# Building a offset smoker....upated



## bbq bubba (Aug 12, 2007)

For those of you that want to see this from the beginning can see it here..http://www.smokingmeatforums.com/for...ead.php?t=4437
Finally got the axle and rubber tires mounted



Also installed some aluminum strips at the sides of the door to seal it up better!

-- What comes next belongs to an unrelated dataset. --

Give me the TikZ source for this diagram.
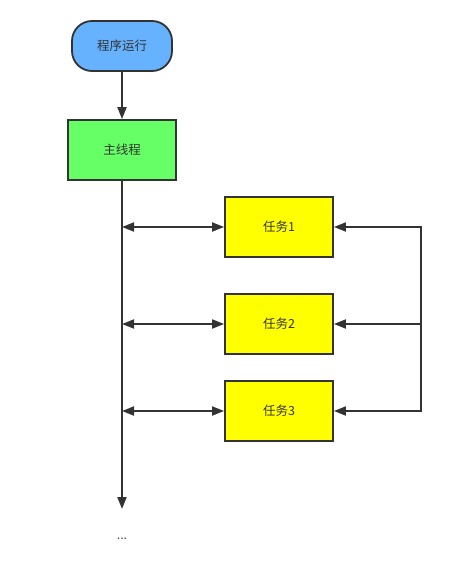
\documentclass[tikz,border=0pt]{standalone}
\usepackage{fontspec}
\usepackage{tikz}
\usetikzlibrary{arrows.meta,positioning}
\newfontfamily\cjk{Noto Sans CJK SC}
\definecolor{ink}{HTML}{333333}
\definecolor{sky}{HTML}{66B2FF}
\definecolor{leaf}{HTML}{66FF66}
\definecolor{lemon}{HTML}{FFFF00}

\begin{document}
\begin{tikzpicture}[
  x=1pt,y=-1pt,
  font=\cjk\fontsize{12.5}{14}\selectfont,
  box/.style={draw=ink,line width=1.8pt,align=center,text=ink,minimum width=108pt,minimum height=60pt,inner sep=0pt},
  task/.style={box,fill=lemon},
  arr/.style={-{Triangle[length=12pt,width=9pt]},line width=1.8pt,color=ink},
  both/.style={{Triangle[length=12pt,width=9pt]}-{Triangle[length=12pt,width=9pt]},line width=1.8pt,color=ink},
  bus/.style={line width=1.8pt,color=ink}]
  \useasboundingbox (0,0) rectangle (462,570);
  % main flow
  \node[box,fill=sky,rounded corners=20pt,minimum width=100pt,minimum height=50pt] (run) at (122,46) {程序运行};
  \node[box,fill=leaf] (main) at (122,150) {主线程};
  \draw[arr] (run) -- (main);
  \coordinate (end) at (122,509);
  \node[text=ink,font=\bfseries\fontsize{11}{12}\selectfont] (more) at (122,539) {...};
  \draw[arr] (main) -- (end);
  % tasks
  \node[task] (t1) at (279,227) {任务1};
  \node[task] (t2) at (279,324) {任务2};
  \node[task] (t3) at (279,411) {任务3};
  \foreach \i/\y in {1/227,2/324,3/411} {
    \coordinate (m\i) at (122,\y);
    \coordinate (r\i) at (421,\y);
    \draw[both] (m\i) -- (t\i);
    \draw[arr] (r\i) -- (t\i);
  }
  % right bus
  \draw[bus,line cap=rect] (r1) -- (r3);
\end{tikzpicture}
\end{document}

I removed the side table on the right and am gonna put some kind of handles so i can roll it around with ease! All i really have left to do is extend the legs, mount the exhaust stack (4" black pipe) and seal up a few more holes, and then some clean up and a fresh coat of heat paint!
She's so close, looking very forward to firing her up, maybe be a good reason to get the Michigan SMF together for some Q!!


----------



## chris_harper (Aug 13, 2007)

looks good. i am almost done with my newest creation. i haven't had much time to work on it lately.


----------



## smok_n_okie (Aug 13, 2007)

hot dang that a good looking rig.....need to get my welding jucies going.. and built me one...


----------



## deejaydebi (Aug 13, 2007)

Almost there Bubba - and doing a mighty fine job!


----------



## desert smokin (Aug 13, 2007)

Lookin good there Bubba. Can't wait to see it when you get it done. I've been finding myself looking longingly at offset wood burners. Me thinks there may have to be one in my future. I'm trying to hold off until next year because I'm looking to relocate out of state and want to keep the toys I have to move to a minimum.


----------



## db bbq (Aug 13, 2007)

Looks good cuz     
	

	
	
		
		



		
		
	


	





 Hope im over for the first smoke!!! DB BBQ


----------



## hawgheaven (Aug 13, 2007)

Looks good Bubba! That is a prime candidate for pimpin'!


----------



## teacup13 (Aug 14, 2007)

looks like some good progress there Steve..... the hardest parts are done now

i think its time to have a SMF Michigan Chapter "meating" soon


----------



## bbq bubba (Sep 2, 2007)

Well, she's almost done! Got the vent installed 




The SFB is sealed up, used fireplace gasket material and chimney sealer




Got some of it cleaned and painted




gotta seal up a couple more holes and hopefully get to fire it up later today, keep ya posted


----------



## t-bone tim (Sep 2, 2007)

Lookin good there Bubba 
	

	
	
		
		



		
		
	


	





 , now let's bring on the  meat


----------



## chris_harper (Sep 2, 2007)

looks very nice. i can't wait to finish my newest one.


----------



## johnd49455 (Sep 2, 2007)

built well looks great
	

	
	
		
		



		
		
	


	





I' all for Michigan SMF getting together for some Q


----------



## richtee (Sep 15, 2007)

Hey Bubba... I'd like to be in on a get together iffin' any's in the works for the Michiganian Chapter.


----------



## johnd49455 (Sep 15, 2007)

Richtee,

Bubba, Tonto, Bud (smokin' scotsmen), are in Silver Lake championship comp today crew dawg is there judging. I will be there & a few others check out http://www.smokingmeatforums.com/for...ead.php?t=8137 or  http://www.smokingmeatforums.com/for...ead.php?t=6634
Yesterday I did get to meet bubba, bud, tonto, & crewdawg & they told me to tell everyone HELLO from Silver Lake.

I know it is across the state but if you, or anyone else can make it today it would be cool
	

	
	
		
		



		
		
	


	





Hope to see more than just those listed in rollcall for Silver Lake


----------